Kelly Clark, Lawyer Who Won Boy Scouts Abuse Case, Dies at 56

Photo Credit: O'Donnell Clark & Crew LLP.

Photo Credit: O’Donnell Clark & Crew LLP.

Kelly Clark, a lawyer whose successful child molestation lawsuit against the Boy Scouts of America in Oregon led to the release of a trove of documents containing thousands of accusations of sexual abuse, died on Tuesday at the Mayo Clinic in Rochester, Minn. He was 56.

The cause of death had not been determined, said Paul Mones, his co-counsel on the suit against the Boy Scouts.

Mr. Clark argued child molestation cases before the Oregon Supreme Court more than a decade before his 2010 lawsuit against the Boy Scouts. Two of those cases resulted in decisions that established a far longer statute of limitations for molestation and allowed for institutions to be held liable when individuals under their authority commit abuse.

The plaintiff in the 2010 lawsuit was Kerry Lewis, who said he had been molested by an assistant scoutmaster, Timur Dykes, in the early 1980s.
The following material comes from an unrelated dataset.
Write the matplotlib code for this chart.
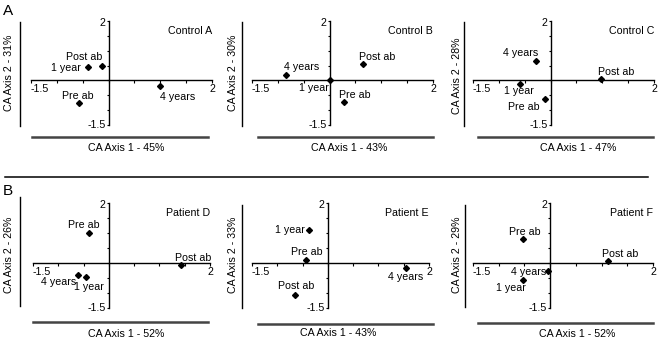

Mr. Dykes, who had served time for child abuse, had admitted to a Mormon bishop that he had molested several scouts. The bishop alerted the families of Mr. Dykes’s victims but did not warn the other boys in the troop or the authorities. Mr. Dykes was soon able to volunteer with the Scouts again.

“They knew that their charismatic assistant scout leader Timur Dykes, to whom kids flocked like bees to honey, had admitted to molesting 17 scouts, including Cub Scouts,” Mr. Clark told NPR shortly after his closing arguments in the case.